DATA BLOCK:
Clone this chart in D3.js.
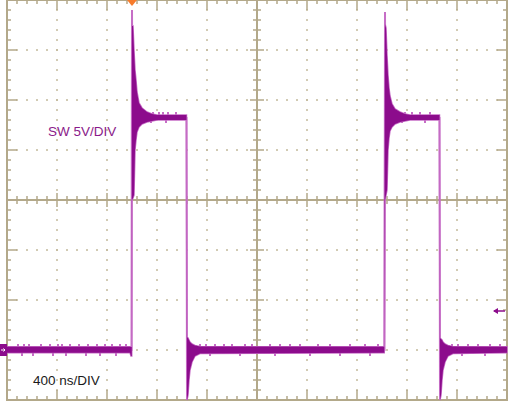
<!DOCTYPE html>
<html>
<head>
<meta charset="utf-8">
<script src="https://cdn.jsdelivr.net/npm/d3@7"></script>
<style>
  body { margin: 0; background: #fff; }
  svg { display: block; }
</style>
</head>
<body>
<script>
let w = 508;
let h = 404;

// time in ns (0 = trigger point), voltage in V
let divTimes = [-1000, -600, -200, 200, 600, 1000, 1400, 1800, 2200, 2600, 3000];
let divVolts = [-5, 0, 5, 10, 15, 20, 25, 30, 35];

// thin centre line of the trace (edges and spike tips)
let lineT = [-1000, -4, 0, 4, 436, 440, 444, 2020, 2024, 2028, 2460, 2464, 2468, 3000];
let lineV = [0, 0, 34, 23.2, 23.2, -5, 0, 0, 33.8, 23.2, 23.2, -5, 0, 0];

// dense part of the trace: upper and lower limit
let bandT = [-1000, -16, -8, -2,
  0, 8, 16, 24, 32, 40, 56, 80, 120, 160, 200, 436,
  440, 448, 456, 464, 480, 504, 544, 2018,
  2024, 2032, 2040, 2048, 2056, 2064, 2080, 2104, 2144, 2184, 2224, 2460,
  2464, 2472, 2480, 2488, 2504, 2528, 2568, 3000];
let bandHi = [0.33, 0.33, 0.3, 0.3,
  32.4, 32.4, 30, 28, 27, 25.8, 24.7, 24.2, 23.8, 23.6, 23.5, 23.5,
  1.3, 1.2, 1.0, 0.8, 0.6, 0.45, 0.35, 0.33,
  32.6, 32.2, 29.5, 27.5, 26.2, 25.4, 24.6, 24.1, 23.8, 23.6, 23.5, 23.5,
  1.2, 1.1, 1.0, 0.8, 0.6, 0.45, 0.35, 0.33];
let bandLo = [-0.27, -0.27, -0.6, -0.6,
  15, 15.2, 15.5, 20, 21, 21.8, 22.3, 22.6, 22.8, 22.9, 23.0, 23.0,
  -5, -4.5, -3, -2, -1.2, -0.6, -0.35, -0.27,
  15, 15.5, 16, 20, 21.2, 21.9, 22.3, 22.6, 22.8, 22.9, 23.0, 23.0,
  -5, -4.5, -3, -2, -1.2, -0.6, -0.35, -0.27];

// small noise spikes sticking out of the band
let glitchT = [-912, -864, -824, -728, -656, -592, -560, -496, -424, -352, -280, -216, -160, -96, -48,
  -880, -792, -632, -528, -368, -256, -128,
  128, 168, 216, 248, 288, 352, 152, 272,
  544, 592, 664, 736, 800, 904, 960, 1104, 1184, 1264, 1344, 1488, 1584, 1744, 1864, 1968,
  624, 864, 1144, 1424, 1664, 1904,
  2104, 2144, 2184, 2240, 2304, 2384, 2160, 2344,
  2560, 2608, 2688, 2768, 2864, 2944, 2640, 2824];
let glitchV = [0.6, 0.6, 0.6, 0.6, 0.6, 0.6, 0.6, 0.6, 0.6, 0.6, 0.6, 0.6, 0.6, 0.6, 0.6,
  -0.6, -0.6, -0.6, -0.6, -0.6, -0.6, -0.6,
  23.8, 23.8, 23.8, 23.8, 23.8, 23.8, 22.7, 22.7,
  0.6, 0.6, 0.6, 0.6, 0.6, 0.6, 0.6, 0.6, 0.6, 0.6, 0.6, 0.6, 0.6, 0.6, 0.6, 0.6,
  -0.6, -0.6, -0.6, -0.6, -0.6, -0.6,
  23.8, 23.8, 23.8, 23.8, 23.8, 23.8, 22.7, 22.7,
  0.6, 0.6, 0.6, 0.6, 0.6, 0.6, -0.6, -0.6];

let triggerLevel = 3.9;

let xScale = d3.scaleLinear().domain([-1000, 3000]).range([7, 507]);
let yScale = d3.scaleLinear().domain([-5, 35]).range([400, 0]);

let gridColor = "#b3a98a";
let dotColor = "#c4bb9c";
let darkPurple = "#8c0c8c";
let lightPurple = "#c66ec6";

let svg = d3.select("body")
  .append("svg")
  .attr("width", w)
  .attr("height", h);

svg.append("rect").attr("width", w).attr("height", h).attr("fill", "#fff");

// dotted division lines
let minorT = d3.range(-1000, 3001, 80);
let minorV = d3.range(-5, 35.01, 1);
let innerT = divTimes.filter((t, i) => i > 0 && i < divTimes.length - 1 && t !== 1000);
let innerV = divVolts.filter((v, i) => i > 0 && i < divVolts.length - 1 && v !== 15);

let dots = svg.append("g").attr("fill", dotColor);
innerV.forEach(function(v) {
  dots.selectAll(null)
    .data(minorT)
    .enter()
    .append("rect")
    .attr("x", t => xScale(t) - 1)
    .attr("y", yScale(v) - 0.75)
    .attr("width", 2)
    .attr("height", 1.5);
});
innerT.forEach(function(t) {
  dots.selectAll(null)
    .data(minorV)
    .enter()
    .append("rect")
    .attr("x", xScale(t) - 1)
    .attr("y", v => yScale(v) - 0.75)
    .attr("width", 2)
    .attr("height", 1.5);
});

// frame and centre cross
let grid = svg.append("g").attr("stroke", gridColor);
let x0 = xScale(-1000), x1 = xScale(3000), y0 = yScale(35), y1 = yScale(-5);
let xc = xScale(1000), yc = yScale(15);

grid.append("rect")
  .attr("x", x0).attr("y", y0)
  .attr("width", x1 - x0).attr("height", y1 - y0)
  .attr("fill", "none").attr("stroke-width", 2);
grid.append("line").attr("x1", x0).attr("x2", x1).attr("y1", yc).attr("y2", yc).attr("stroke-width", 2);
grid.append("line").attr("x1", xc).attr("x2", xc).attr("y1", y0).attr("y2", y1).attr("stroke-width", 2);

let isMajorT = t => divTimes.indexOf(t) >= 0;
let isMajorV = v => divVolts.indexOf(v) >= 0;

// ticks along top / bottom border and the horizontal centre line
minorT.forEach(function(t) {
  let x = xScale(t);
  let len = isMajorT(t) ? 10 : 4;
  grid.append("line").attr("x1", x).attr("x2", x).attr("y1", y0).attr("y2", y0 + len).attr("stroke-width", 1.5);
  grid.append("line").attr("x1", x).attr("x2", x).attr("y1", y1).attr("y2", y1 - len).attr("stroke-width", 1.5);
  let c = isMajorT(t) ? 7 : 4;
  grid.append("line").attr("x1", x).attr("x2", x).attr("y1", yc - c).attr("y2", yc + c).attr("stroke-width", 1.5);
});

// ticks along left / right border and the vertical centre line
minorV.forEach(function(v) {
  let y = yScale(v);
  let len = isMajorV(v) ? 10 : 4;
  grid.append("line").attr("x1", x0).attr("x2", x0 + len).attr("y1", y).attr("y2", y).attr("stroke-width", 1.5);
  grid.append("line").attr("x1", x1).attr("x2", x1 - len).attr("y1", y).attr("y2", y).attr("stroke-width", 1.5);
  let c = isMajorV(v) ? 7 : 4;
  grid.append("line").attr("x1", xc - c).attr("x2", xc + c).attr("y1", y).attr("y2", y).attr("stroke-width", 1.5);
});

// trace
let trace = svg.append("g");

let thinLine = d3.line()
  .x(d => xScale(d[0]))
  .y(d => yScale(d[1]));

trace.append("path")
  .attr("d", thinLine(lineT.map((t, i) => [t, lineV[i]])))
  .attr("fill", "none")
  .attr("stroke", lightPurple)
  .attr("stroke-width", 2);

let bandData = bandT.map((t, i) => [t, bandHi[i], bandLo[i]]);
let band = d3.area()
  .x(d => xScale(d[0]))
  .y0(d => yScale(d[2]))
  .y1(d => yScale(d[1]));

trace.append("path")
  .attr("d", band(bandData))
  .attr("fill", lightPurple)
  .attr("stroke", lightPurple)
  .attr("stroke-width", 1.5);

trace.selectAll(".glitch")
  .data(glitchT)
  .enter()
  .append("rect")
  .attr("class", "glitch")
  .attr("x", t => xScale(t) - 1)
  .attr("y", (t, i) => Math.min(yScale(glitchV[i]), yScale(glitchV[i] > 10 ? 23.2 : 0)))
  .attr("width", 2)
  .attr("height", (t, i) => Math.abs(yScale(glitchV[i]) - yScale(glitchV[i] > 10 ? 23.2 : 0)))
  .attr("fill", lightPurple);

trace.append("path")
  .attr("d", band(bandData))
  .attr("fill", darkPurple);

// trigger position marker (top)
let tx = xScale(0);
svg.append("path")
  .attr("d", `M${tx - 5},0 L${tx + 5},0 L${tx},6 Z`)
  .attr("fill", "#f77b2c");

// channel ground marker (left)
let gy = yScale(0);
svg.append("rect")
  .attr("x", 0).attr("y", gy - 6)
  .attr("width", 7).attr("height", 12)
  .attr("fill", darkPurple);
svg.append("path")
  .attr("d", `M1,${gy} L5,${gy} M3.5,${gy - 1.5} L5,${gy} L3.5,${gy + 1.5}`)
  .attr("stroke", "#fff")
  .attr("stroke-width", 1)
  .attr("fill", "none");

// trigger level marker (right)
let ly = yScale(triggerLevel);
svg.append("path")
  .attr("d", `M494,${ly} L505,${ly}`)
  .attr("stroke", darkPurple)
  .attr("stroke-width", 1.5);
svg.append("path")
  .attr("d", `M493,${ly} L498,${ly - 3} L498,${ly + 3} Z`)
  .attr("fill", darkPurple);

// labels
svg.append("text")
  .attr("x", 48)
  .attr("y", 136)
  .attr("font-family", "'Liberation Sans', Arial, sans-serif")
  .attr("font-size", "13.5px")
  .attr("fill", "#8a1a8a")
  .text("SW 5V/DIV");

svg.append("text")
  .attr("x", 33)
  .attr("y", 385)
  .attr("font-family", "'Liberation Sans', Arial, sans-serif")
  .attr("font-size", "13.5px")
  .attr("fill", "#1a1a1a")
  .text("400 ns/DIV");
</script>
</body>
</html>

TASK REQUIREMENTS: Starting at the top of the listing above, please restate word for word each line up to and including the one that holds "23.2, -5, 0, 0];", omitting every image.

ANSWER TO THIS EXERCISE:
Clone this chart in D3.js.
<!DOCTYPE html>
<html>
<head>
<meta charset="utf-8">
<script src="https://cdn.jsdelivr.net/npm/d3@7"></script>
<style>
  body { margin: 0; background: #fff; }
  svg { display: block; }
</style>
</head>
<body>
<script>
let w = 508;
let h = 404;

// time in ns (0 = trigger point), voltage in V
let divTimes = [-1000, -600, -200, 200, 600, 1000, 1400, 1800, 2200, 2600, 3000];
let divVolts = [-5, 0, 5, 10, 15, 20, 25, 30, 35];

// thin centre line of the trace (edges and spike tips)
let lineT = [-1000, -4, 0, 4, 436, 440, 444, 2020, 2024, 2028, 2460, 2464, 2468, 3000];
let lineV = [0, 0, 34, 23.2, 23.2, -5, 0, 0, 33.8, 23.2, 23.2, -5, 0, 0];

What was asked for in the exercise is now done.